===== Supplied material

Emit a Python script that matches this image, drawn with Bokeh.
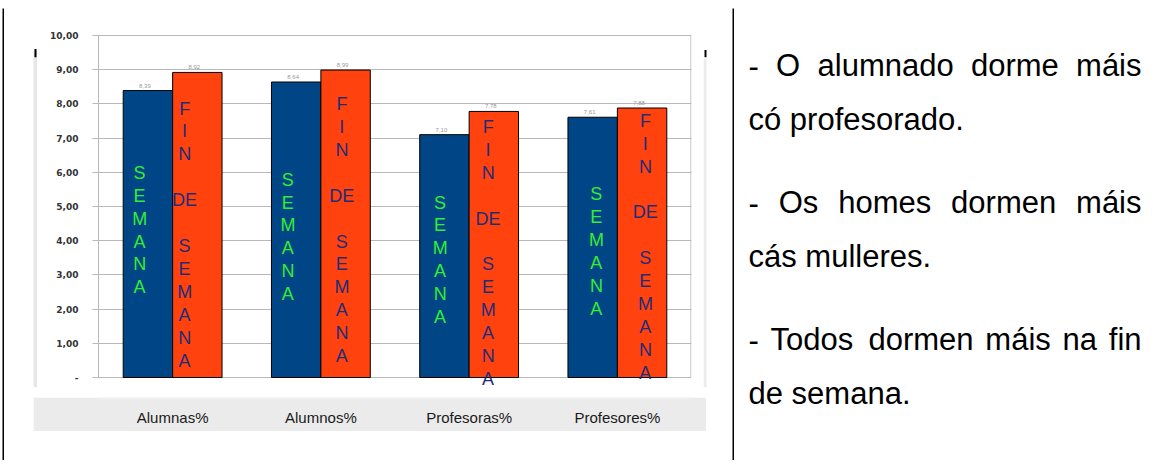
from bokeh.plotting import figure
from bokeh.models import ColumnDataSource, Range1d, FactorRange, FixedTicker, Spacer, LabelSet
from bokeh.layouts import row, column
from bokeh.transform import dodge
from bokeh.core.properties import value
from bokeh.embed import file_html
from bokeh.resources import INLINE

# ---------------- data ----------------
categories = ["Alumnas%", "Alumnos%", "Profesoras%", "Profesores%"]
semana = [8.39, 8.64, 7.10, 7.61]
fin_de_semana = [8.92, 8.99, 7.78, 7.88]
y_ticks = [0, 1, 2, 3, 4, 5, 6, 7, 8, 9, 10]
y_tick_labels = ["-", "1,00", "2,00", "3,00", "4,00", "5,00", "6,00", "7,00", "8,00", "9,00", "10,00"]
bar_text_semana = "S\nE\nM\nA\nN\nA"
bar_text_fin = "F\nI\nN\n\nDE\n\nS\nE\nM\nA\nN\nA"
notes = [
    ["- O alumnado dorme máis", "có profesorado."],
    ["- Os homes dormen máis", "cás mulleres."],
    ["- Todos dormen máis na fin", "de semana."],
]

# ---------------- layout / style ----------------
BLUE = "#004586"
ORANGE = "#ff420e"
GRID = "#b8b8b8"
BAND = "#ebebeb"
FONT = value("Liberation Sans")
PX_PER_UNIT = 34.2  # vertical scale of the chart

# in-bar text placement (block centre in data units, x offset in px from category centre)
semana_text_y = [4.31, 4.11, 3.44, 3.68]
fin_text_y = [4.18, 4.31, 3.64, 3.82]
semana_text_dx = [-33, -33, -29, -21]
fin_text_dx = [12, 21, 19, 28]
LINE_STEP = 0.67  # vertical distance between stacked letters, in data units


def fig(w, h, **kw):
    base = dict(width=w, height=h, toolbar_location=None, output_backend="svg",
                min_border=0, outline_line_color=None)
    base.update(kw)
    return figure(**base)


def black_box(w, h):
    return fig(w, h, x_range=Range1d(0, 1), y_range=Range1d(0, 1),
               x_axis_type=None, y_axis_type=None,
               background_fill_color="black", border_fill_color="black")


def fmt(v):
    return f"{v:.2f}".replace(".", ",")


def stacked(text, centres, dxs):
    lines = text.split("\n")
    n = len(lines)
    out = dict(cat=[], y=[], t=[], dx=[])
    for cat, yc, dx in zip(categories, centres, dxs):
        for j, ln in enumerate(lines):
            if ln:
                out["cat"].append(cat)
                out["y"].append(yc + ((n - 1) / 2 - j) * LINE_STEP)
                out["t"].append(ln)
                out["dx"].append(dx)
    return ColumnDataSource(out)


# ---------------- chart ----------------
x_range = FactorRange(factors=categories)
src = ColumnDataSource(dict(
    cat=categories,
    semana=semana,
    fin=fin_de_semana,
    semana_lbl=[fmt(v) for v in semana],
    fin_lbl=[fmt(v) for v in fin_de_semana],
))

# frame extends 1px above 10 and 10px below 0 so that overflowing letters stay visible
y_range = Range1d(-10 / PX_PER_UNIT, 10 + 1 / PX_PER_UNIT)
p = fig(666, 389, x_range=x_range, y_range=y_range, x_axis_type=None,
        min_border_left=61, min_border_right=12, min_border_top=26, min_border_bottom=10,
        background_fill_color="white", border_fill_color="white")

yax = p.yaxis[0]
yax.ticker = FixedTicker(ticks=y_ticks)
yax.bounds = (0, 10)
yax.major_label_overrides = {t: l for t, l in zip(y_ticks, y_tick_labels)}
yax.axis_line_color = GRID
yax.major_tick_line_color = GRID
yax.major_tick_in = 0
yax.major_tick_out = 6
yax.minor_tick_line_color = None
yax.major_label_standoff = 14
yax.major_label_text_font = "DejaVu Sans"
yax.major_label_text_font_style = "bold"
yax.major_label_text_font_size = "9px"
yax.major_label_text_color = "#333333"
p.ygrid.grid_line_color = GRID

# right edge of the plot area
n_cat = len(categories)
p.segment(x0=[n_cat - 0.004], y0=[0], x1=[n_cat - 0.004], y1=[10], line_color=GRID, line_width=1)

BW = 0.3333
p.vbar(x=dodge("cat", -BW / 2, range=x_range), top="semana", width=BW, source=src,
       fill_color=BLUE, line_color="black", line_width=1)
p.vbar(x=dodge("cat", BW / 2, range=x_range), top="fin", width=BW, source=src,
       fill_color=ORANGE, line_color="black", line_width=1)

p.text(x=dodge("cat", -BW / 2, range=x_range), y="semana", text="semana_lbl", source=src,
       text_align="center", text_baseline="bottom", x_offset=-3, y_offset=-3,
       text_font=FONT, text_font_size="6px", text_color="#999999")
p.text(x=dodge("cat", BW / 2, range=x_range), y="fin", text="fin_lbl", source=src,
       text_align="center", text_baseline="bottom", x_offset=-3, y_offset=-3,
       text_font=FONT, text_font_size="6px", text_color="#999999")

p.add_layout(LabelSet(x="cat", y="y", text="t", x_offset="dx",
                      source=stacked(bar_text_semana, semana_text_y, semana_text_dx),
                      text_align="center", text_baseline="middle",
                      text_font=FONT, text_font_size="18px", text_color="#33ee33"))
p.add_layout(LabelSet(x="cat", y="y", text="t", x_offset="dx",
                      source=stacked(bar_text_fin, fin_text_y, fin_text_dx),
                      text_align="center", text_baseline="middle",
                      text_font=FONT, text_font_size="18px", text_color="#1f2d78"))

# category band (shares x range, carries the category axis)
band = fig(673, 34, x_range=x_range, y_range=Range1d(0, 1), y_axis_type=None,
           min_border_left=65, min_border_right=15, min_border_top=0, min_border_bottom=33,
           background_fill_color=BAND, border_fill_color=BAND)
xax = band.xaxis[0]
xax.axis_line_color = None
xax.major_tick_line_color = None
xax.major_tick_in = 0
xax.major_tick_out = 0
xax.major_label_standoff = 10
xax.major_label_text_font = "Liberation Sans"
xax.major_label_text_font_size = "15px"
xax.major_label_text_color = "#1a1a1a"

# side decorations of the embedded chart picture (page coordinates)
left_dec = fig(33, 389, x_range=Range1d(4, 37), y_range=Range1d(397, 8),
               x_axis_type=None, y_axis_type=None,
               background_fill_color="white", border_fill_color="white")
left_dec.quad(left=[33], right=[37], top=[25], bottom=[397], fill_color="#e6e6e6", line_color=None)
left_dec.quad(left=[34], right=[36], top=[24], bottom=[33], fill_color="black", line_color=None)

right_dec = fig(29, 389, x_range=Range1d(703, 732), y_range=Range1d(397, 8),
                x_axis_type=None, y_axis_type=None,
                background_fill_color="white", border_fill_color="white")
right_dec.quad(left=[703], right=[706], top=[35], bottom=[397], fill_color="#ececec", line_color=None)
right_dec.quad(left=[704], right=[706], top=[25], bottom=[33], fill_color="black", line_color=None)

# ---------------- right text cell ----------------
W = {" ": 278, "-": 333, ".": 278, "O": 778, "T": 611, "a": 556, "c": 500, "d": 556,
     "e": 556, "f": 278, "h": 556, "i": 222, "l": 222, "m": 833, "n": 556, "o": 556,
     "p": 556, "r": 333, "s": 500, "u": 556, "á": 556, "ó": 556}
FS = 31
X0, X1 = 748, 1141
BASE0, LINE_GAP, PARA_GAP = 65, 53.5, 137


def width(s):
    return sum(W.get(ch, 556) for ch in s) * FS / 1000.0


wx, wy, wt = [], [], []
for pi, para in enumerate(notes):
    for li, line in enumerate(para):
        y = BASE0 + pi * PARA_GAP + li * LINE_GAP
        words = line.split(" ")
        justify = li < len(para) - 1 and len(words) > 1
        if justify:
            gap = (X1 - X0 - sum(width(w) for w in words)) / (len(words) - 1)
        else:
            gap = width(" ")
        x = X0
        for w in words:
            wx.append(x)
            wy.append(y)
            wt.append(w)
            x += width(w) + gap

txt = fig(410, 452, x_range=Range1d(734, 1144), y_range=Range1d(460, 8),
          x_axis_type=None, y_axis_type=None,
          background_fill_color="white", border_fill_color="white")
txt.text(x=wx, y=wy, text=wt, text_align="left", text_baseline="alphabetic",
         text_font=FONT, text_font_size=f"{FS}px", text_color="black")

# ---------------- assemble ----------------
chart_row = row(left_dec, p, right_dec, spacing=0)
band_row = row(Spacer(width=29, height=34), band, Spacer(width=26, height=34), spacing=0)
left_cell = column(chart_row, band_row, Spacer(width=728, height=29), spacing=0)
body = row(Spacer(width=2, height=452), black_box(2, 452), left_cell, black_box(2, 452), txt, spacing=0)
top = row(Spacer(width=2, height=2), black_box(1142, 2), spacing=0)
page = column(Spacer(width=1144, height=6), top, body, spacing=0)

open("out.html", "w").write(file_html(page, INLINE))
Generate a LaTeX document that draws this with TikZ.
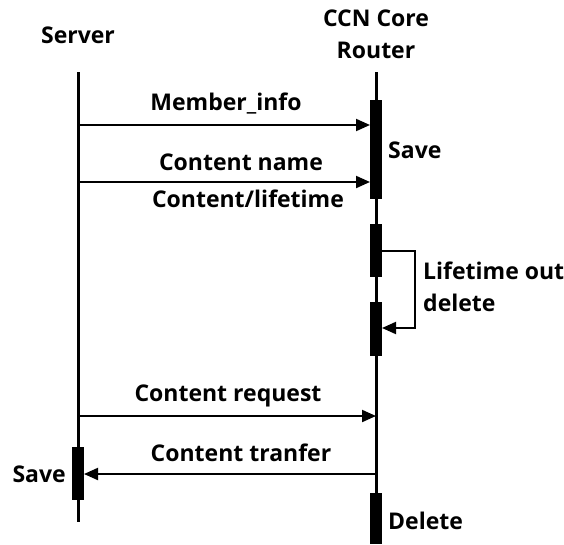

==========

• Problem to solve:
Leave the pictures out and repeat exactly the lines from the beginning of the records to the line bearing "return figure(**base)", both ends counted.

• Task output:
Emit a Python script that matches this image, drawn with Bokeh.
from bokeh.plotting import figure
from bokeh.models import ColumnDataSource, Range1d, FactorRange, FixedTicker, Spacer, LabelSet
from bokeh.layouts import row, column
from bokeh.transform import dodge
from bokeh.core.properties import value
from bokeh.embed import file_html
from bokeh.resources import INLINE

# ---------------- data ----------------
categories = ["Alumnas%", "Alumnos%", "Profesoras%", "Profesores%"]
semana = [8.39, 8.64, 7.10, 7.61]
fin_de_semana = [8.92, 8.99, 7.78, 7.88]
y_ticks = [0, 1, 2, 3, 4, 5, 6, 7, 8, 9, 10]
y_tick_labels = ["-", "1,00", "2,00", "3,00", "4,00", "5,00", "6,00", "7,00", "8,00", "9,00", "10,00"]
bar_text_semana = "S\nE\nM\nA\nN\nA"
bar_text_fin = "F\nI\nN\n\nDE\n\nS\nE\nM\nA\nN\nA"
notes = [
    ["- O alumnado dorme máis", "có profesorado."],
    ["- Os homes dormen máis", "cás mulleres."],
    ["- Todos dormen máis na fin", "de semana."],
]

# ---------------- layout / style ----------------
BLUE = "#004586"
ORANGE = "#ff420e"
GRID = "#b8b8b8"
BAND = "#ebebeb"
FONT = value("Liberation Sans")
PX_PER_UNIT = 34.2  # vertical scale of the chart

# in-bar text placement (block centre in data units, x offset in px from category centre)
semana_text_y = [4.31, 4.11, 3.44, 3.68]
fin_text_y = [4.18, 4.31, 3.64, 3.82]
semana_text_dx = [-33, -33, -29, -21]
fin_text_dx = [12, 21, 19, 28]
LINE_STEP = 0.67  # vertical distance between stacked letters, in data units


def fig(w, h, **kw):
    base = dict(width=w, height=h, toolbar_location=None, output_backend="svg",
                min_border=0, outline_line_color=None)
    base.update(kw)
    return figure(**base)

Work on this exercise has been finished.